Objective: Repeat exactly the lines running from the first line of the data to the line containing "const outline = [...areaData, areaData[0]];", both ends included, and nothing else; drop the pictures.

Available data:
▼

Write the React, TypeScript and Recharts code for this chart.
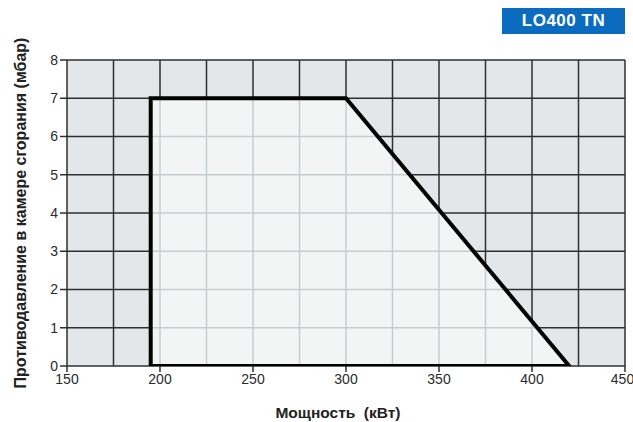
import React from 'react';
import { ComposedChart, XAxis, YAxis, CartesianGrid, Area, Line, ReferenceLine, Label } from 'recharts';

const powerKW = [195, 195, 300, 420];
const pressureMbar = [0, 7, 7, 0];
const xTicks = [150, 200, 250, 300, 350, 400, 450];
const xGrid = [150, 175, 200, 225, 250, 275, 300, 325, 350, 375, 400, 425, 450];
const yTicks = [0, 1, 2, 3, 4, 5, 6, 7, 8];
const title = 'LO400 TN';
const xLabel = 'Мощность\u00a0\u00a0(кВт)';
const yLabel = 'Противодавление в камере сгорания (мбар)';

const areaData = powerKW.map((x, i) => ({ x, y: pressureMbar[i] }));
const outline = [...areaData, areaData[0]];

// top of working field at a given power (linear between corner points)
function topAt(x: number): number | null {
  if (x < powerKW[0] || x > powerKW[powerKW.length - 1]) return null;
  for (let i = 1; i < powerKW.length; i++) {
    const x0 = powerKW[i - 1], x1 = powerKW[i];
    if (x1 === x0) continue;
    if (x >= x0 && x <= x1) {
      const t = (x - x0) / (x1 - x0);
      return pressureMbar[i - 1] + t * (pressureMbar[i] - pressureMbar[i - 1]);
    }
  }
  return null;
}
// right edge of working field at a given pressure
function rightAt(y: number): number {
  const n = powerKW.length;
  const x0 = powerKW[n - 2], y0 = pressureMbar[n - 2], x1 = powerKW[n - 1], y1 = pressureMbar[n - 1];
  const t = (y - y0) / (y1 - y0);
  return x0 + t * (x1 - x0);
}

const innerV = xGrid
  .filter((x) => x > powerKW[0] && x < powerKW[powerKW.length - 1])
  .map((x) => ({ x, top: topAt(x) as number }));
const innerH = yTicks
  .filter((y) => y > 0 && y < pressureMbar[1])
  .map((y) => ({ y, right: rightAt(y) }));

const font = '"Liberation Sans", Arial, sans-serif';

export default function App() {
  return (
    <div style={{ position: 'absolute', left: 0, top: 0, width: 633, height: 422, background: '#fff', fontFamily: font }}>
      <div
        style={{
          position: 'absolute', left: 502, top: 8, width: 123, height: 26, background: '#0b6cbf',
          color: '#fff', fontWeight: 900, fontSize: 17, lineHeight: '26px', textAlign: 'center', fontFamily: font,
          letterSpacing: 0.5,
        }}
      >
        {title}
      </div>
      <ComposedChart width={633} height={422} margin={{ top: 60, right: 8, bottom: 0, left: 0 }} style={{ fontFamily: font }}>
        <CartesianGrid
          xAxisId="grid"
          stroke="#2f2f2f"
          strokeWidth={1.5}
          fill="#e4e7ea"
          fillOpacity={1}
        />
        <XAxis
          xAxisId="grid"
          type="number"
          dataKey="x"
          domain={[150, 450]}
          ticks={xGrid}
          hide
          allowDataOverflow
        />
        <XAxis
          type="number"
          dataKey="x"
          domain={[150, 450]}
          ticks={xTicks}
          height={56}
          axisLine={false}
          tickLine={{ stroke: '#2f2f2f', strokeWidth: 1.5 }}
          tickSize={6}
          tick={{ fill: '#2a2a2a', fontSize: 14 }}
          allowDataOverflow
        >
          <Label value={xLabel} position="insideBottom" offset={4} style={{ fill: '#222', fontWeight: 'bold', fontSize: 15.5 }} dx={-8} />
        </XAxis>
        <YAxis
          type="number"
          domain={[0, 8]}
          ticks={yTicks}
          width={67}
          axisLine={false}
          tickLine={{ stroke: '#2f2f2f', strokeWidth: 1.5 }}
          tickSize={7}
          tick={{ fill: '#2a2a2a', fontSize: 14 }}
          allowDataOverflow
        >
          <Label value={yLabel} angle={-90} position="insideLeft" offset={20} style={{ fill: '#222', fontWeight: 'bold', fontSize: 16, textAnchor: 'middle' }} />
        </YAxis>
        <Area
          data={areaData}
          dataKey="y"
          type="linear"
          stroke="none"
          fill="#f3f5f5"
          fillOpacity={1}
          isAnimationActive={false}
          baseValue={0}
        />
        {innerV.map((v) => (
          <ReferenceLine key={'v' + v.x} segment={[{ x: v.x, y: 0 }, { x: v.x, y: v.top }]} stroke="#c6cdd1" strokeWidth={1.5} />
        ))}
        {innerH.map((h) => (
          <ReferenceLine key={'h' + h.y} segment={[{ x: powerKW[0], y: h.y }, { x: h.right, y: h.y }]} stroke="#c6cdd1" strokeWidth={1.5} />
        ))}
        <Line
          data={outline}
          dataKey="y"
          type="linear"
          stroke="#000"
          strokeWidth={4}
          dot={false}
          activeDot={false}
          strokeLinejoin="miter"
          isAnimationActive={false}
        />
      </ComposedChart>
    </div>
  );
}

▲

Task answer:
Write the React, TypeScript and Recharts code for this chart.
import React from 'react';
import { ComposedChart, XAxis, YAxis, CartesianGrid, Area, Line, ReferenceLine, Label } from 'recharts';

const powerKW = [195, 195, 300, 420];
const pressureMbar = [0, 7, 7, 0];
const xTicks = [150, 200, 250, 300, 350, 400, 450];
const xGrid = [150, 175, 200, 225, 250, 275, 300, 325, 350, 375, 400, 425, 450];
const yTicks = [0, 1, 2, 3, 4, 5, 6, 7, 8];
const title = 'LO400 TN';
const xLabel = 'Мощность\u00a0\u00a0(кВт)';
const yLabel = 'Противодавление в камере сгорания (мбар)';

const areaData = powerKW.map((x, i) => ({ x, y: pressureMbar[i] }));
const outline = [...areaData, areaData[0]];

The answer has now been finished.